7. The method according to claim 6, further comprising:

(j) repeating steps (a) thru (i).

8. The method according to claim 6, wherein said gaseous hydrocarbons include methane.

9. The method according to claim 6, further comprising:

processing said predetermined synthesis gas in a Fischer-Tropsch reactor to generate a predetermined synthetic fuel.

10. The method according to claim 6, wherein oxidizing in steps (b) and (f) is exothermic thereby generating heat that is transferred to an adjacent chamber.

11. The method according to claim 6, further comprising:

providing a reactor including a plurality of said first and second chambers arranged in a honeycomb-like structure.

12. The method according to claim 11, wherein said reactor is fabricated from one or more of aluminum oxide, silicon oxide, and magnesium oxide.

13. The method according to claim 6, wherein oxidizing in steps (b) and (f) includes feeding oxygen to said respective second and first chambers.

14. The method according to claim 6, wherein decomposing in steps (a) and (e) includes feeding methane to said respective second and first chambers.

15. The method according to claim 6, wherein decomposing and oxidizing occur substantially simultaneously.

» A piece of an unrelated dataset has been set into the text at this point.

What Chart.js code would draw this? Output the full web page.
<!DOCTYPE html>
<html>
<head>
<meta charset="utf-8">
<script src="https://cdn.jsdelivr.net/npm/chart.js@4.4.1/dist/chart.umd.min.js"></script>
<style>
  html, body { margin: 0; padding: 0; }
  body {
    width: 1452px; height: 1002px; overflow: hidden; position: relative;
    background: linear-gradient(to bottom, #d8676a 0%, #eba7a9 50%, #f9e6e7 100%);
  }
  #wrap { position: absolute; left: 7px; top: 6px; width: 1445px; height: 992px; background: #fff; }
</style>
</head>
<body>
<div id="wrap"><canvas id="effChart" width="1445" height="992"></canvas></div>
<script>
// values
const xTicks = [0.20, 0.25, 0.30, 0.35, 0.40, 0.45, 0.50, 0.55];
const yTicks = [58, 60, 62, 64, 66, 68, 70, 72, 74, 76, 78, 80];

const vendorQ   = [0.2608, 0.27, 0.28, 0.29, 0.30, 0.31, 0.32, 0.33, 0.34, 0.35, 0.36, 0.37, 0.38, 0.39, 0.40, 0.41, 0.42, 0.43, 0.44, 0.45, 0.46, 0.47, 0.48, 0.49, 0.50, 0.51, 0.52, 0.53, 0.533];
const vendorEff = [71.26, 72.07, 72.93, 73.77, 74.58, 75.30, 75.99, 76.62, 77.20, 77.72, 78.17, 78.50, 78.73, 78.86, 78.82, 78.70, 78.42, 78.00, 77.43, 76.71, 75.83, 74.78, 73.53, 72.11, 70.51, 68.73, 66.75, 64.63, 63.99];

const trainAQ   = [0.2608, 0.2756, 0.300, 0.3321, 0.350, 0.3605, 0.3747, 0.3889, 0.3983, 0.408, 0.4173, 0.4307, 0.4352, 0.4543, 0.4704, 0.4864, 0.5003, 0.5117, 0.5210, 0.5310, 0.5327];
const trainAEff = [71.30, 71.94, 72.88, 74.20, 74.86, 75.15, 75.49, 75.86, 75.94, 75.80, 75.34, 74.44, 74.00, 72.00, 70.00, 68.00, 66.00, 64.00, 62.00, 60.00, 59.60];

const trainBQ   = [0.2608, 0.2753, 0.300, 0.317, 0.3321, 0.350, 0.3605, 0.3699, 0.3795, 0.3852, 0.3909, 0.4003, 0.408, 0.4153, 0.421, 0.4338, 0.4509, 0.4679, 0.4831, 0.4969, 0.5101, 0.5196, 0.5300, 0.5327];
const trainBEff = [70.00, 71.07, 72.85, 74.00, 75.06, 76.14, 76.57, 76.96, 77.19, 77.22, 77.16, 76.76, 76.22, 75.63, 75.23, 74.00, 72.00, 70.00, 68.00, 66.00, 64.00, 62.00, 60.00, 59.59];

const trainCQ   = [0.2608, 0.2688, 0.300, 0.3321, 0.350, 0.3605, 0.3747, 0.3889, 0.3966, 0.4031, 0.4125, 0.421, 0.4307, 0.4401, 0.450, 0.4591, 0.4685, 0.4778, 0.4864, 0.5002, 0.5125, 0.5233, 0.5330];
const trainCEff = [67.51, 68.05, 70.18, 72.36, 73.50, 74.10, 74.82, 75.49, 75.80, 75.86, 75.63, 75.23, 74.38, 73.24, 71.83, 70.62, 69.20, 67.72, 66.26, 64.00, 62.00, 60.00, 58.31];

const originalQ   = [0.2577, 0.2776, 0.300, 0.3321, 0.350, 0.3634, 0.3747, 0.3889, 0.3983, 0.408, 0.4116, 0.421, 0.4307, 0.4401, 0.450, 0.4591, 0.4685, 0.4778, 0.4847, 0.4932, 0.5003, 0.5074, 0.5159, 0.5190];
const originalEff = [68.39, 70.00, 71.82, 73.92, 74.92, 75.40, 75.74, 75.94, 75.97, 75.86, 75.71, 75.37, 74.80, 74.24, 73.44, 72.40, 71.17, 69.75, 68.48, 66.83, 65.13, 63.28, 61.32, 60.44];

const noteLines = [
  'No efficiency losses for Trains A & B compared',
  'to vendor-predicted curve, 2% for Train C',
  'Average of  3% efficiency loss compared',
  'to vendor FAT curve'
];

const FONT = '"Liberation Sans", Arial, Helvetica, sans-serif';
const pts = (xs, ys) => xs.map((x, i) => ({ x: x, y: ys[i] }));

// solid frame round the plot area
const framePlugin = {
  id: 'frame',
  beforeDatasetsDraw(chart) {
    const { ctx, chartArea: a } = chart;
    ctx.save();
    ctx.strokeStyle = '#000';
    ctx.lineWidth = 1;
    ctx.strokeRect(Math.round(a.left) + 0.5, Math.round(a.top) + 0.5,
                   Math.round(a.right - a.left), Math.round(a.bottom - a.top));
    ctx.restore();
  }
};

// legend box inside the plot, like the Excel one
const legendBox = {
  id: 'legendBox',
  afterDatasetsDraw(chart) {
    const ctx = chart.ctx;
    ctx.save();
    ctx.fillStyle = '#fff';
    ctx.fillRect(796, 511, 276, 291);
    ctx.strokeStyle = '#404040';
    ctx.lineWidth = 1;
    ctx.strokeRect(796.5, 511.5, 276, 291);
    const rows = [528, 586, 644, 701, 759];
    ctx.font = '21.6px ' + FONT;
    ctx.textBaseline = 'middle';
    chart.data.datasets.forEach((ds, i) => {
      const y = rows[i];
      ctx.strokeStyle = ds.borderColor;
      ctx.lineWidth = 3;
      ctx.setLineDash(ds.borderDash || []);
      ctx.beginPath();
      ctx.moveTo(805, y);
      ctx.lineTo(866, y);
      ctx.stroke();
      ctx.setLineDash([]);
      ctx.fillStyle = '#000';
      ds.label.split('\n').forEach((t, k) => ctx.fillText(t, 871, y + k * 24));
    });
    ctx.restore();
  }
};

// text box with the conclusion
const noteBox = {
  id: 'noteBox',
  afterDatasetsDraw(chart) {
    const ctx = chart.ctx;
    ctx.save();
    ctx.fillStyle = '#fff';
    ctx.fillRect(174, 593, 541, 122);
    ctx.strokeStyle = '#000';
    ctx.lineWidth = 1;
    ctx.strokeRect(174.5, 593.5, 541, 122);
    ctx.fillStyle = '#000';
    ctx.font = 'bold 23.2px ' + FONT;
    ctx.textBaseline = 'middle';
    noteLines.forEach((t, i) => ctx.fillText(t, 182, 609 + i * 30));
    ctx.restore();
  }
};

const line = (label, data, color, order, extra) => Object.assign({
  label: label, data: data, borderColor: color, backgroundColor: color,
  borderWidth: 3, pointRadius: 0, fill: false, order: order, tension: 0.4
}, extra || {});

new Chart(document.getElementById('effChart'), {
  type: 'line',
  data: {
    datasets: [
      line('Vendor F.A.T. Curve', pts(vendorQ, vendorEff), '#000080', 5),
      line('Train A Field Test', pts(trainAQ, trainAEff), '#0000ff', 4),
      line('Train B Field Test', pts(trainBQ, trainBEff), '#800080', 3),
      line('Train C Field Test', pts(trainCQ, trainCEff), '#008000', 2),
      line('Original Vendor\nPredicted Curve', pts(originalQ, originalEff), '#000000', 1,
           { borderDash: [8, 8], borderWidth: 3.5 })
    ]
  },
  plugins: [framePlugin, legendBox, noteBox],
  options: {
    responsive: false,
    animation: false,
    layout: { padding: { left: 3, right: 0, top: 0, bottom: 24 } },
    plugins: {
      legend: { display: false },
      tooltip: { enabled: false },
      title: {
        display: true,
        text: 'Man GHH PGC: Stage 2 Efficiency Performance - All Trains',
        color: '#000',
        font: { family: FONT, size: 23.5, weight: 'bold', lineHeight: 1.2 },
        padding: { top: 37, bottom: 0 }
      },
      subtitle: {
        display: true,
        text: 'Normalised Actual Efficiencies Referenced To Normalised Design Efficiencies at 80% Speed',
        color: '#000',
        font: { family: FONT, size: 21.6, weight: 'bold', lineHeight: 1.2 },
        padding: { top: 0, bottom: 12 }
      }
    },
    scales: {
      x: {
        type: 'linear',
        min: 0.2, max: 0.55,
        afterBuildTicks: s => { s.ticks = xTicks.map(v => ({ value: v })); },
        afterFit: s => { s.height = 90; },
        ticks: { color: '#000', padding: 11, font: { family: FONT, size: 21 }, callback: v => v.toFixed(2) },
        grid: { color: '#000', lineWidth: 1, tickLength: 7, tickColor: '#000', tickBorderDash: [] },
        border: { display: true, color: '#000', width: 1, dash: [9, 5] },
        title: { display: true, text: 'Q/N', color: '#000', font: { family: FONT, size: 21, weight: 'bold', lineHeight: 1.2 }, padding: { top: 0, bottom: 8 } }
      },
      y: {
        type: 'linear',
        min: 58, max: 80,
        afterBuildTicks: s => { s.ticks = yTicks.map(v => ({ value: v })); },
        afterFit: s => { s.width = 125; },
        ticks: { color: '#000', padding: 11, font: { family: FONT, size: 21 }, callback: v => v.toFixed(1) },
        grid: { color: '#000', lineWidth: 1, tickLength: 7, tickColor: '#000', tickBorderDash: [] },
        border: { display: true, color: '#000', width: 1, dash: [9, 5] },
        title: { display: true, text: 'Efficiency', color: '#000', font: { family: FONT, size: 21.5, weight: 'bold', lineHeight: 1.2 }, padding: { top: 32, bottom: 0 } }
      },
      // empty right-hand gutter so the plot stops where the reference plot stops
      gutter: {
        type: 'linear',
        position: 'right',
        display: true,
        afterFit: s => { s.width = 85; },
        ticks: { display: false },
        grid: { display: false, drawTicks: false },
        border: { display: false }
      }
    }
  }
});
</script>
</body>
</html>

16. A method for converting gaseous hydrocarbons to feedstock for producing synthetic gas, said method comprising:

(a) partially oxidizing carbon present in a substantially hydrogen-free part of a reactor to develop carbon monoxide, wherein oxidizing heats said reactor and said oxidizing occurs until substantially all of said carbon is oxidized;

(b) thermochemically decomposing a gaseous hydrocarbon stream in a substantially oxygen-free part of said reactor to develop carbon and hydrogen, wherein said decomposing occurs until a first predetermined amount of carbon is developed; and

(c) repeating steps (a) and (b).

17. The method according to claim 16, further comprising:

(d) releasing, capturing, and storing substantially all of said hydrogen from said reactor; and

(e) releasing, capturing, and storing substantially all of said carbon monoxide from said reactor.

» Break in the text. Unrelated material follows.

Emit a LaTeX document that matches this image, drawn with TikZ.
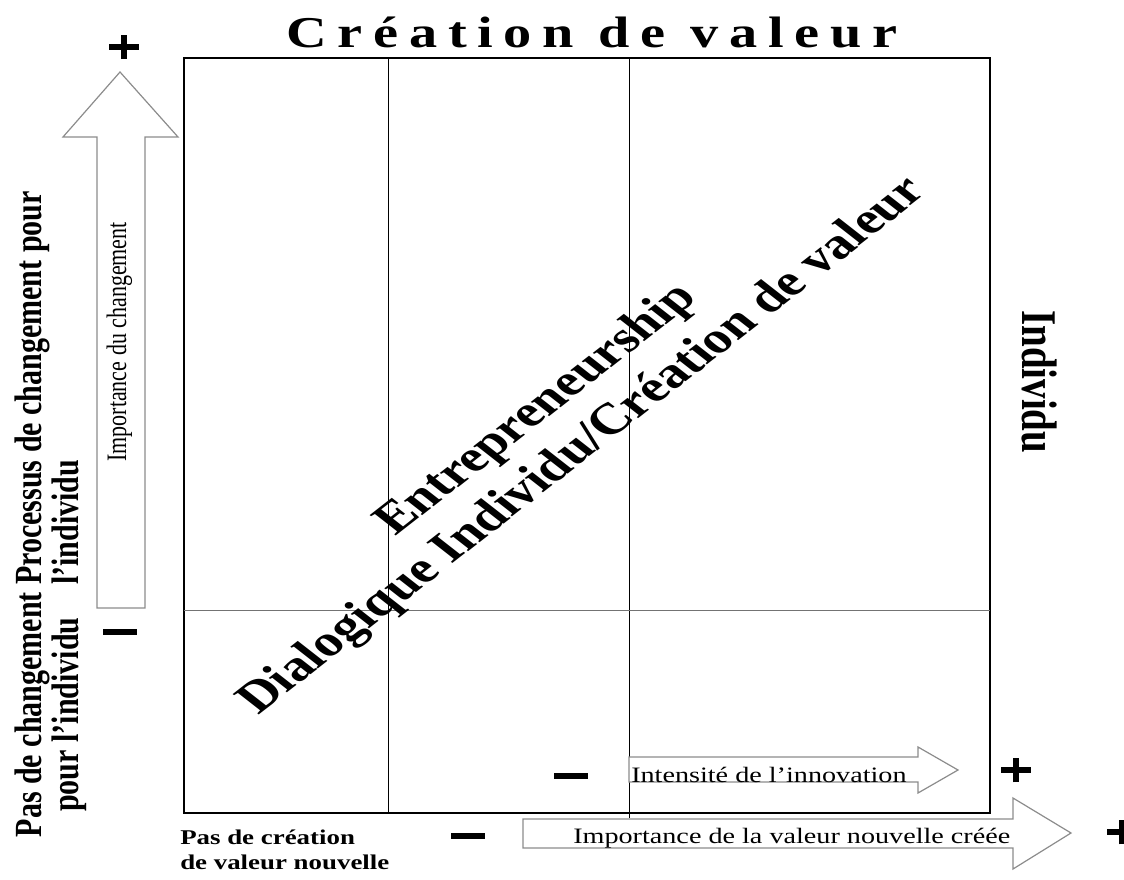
\documentclass[tikz,border=0pt]{standalone}
\usepackage{fontspec}
\setmainfont{Liberation Serif}
\newfontfamily\titlefont[LetterSpace=19]{Liberation Serif}
\usetikzlibrary{positioning}

% heavy plus mark, drawn from two rules
\newcommand{\plusmark}{\rule[9.5pt]{23pt}{5.5pt}\kern-14pt\rule{5pt}{24.5pt}\kern9pt}

\tikzset{
	blockarrow/.style={draw=black!45, fill=white, line width=1.2pt, line join=miter},
	gridline/.style={line width=0.9pt},
	sidelabel/.style={font=\fontsize{30}{27.3}\selectfont\bfseries, rotate=90, inner sep=0pt},
	arrowtext/.style={font=\fontsize{22}{24}\selectfont, inner sep=0pt},
	diagtext/.style={font=\fontsize{44}{46}\selectfont\bfseries, rotate=45, inner sep=0pt},
	plussign/.style={inner sep=0pt},
	minussign/.style={fill=black, inner sep=0pt, minimum width=27pt, minimum height=5.5pt},
}

\begin{document}
\begin{tikzpicture}[x=0.78125pt, y=-1pt, xscale=1.28, transform shape]

	\useasboundingbox (0,0) rectangle (1124,880);

	% frame and grid
	\draw[line width=1.2pt] (184,58) rectangle (990,813);
	\draw[gridline] (388,58) -- (388,813);
	\draw[gridline] (629,58) -- (629,818);
	\draw[gridline, black!55] (184,610) -- (990,610);

	% title and right label
	\node[font=\titlefont\bfseries\fontsize{44}{46}\selectfont, inner sep=0pt, anchor=base] (title) at (592,48) {Création de valeur};
	\node[font=\fontsize{39}{40}\selectfont\bfseries, rotate=-90, inner sep=0pt, anchor=base west] (indiv) at (1022,310) {Individu};

	% vertical block arrow
	\draw[blockarrow] (97,608) -- (97,137) -- (63,137) -- (120,72) -- (178,137) -- (145,137) -- (145,608) -- cycle;
	\node[arrowtext, rotate=90, anchor=base east] (imptchg) at (126,222) {Importance du changement};
	\node[plussign] (plustop) at (124,47) {\plusmark};
	\node[minussign] (minusleft) at (120,632) {};

	% left labels
	\node[sidelabel, align=left, anchor=north west] (processus) at (15,585) {Processus de changement pour\\l'individu};
	\node[sidelabel, align=center, anchor=north east] (paschg) at (15,592) {Pas de changement\\pour l'individu};

	% diagonal texts
	\node[diagtext, anchor=base west] (entre) at (395,537) {Entrepreneurship};
	\node[diagtext, anchor=base west] (dialog) at (258,716) {Dialogique Individu/Création de valeur};

	% horizontal block arrows
	\draw[blockarrow] (629,757) -- (918,757) -- (918,747) -- (958,770) -- (918,793) -- (918,782) -- (629,782) -- cycle;
	\node[arrowtext, anchor=base west] (intens) at (631,782) {Intensité de l'innovation};
	\node[minussign] (minusint) at (571,776) {};
	\node[plussign] (plusint) at (1016,770) {\plusmark};

	\draw[blockarrow] (523,819) -- (1013,819) -- (1013,798) -- (1071,833) -- (1013,869) -- (1013,848) -- (523,848) -- cycle;
	\node[arrowtext, anchor=base west] (valeur) at (573,843) {Importance de la valeur nouvelle créée};
	\node[minussign] (minusval) at (468,836) {};
	\node[plussign] (plusval) at (1122,832) {\plusmark};

	% bottom left label
	\node[font=\fontsize{21}{25}\selectfont\bfseries, inner sep=0pt, align=left, anchor=north west] (pasval) at (180,830) {Pas de création\\de valeur nouvelle};

\end{tikzpicture}
\end{document}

18. The method according to claim 17, further comprising:

(f) mixing predetermined amounts of said hydrogen stored in step (d) and said carbon monoxide stored in step (e) to generate a predetermined synthetic gas.

19. The method according to claim 16, wherein said gaseous hydrocarbons include methane.

20. The method according to claim 16, further comprising:

(g) said predetermined synthesis gas in a Fischer-Tropsch reactor to generate a predetermined synthetic fuel.